- What is being asked -
Copy out each line in the material below that has the word "matplotlib".

________________________

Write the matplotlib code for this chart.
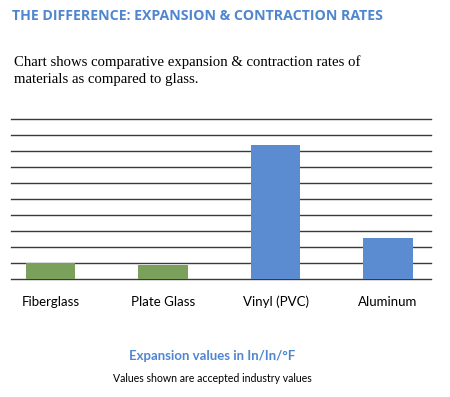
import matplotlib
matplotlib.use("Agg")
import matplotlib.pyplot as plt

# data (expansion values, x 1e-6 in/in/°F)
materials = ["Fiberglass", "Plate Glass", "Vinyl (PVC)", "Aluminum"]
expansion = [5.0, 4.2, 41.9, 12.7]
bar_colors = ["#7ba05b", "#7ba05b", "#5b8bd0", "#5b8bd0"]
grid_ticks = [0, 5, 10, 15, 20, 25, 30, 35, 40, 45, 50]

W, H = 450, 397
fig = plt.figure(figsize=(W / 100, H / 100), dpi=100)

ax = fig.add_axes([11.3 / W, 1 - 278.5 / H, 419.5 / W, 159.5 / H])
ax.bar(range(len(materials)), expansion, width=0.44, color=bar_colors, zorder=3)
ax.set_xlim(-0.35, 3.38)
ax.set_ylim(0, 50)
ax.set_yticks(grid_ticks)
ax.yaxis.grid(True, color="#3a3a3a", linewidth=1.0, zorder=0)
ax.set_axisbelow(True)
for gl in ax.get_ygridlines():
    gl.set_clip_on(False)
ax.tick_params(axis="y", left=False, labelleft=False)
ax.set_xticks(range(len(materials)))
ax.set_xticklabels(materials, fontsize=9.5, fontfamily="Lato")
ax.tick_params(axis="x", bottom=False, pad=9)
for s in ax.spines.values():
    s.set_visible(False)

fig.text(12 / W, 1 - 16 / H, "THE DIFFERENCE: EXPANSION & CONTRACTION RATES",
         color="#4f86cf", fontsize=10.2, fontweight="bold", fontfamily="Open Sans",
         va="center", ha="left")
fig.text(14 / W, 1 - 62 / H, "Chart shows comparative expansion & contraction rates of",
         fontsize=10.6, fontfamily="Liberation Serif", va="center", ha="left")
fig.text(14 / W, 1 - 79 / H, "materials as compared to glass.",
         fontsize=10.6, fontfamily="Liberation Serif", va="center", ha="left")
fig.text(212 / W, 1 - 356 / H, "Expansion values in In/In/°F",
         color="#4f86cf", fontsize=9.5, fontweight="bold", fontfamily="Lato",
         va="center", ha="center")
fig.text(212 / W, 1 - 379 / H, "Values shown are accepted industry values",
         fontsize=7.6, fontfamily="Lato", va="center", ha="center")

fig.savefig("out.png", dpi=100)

________________________

- Answer in full -
Write the matplotlib code for this chart.
import matplotlib
matplotlib.use("Agg")
import matplotlib.pyplot as plt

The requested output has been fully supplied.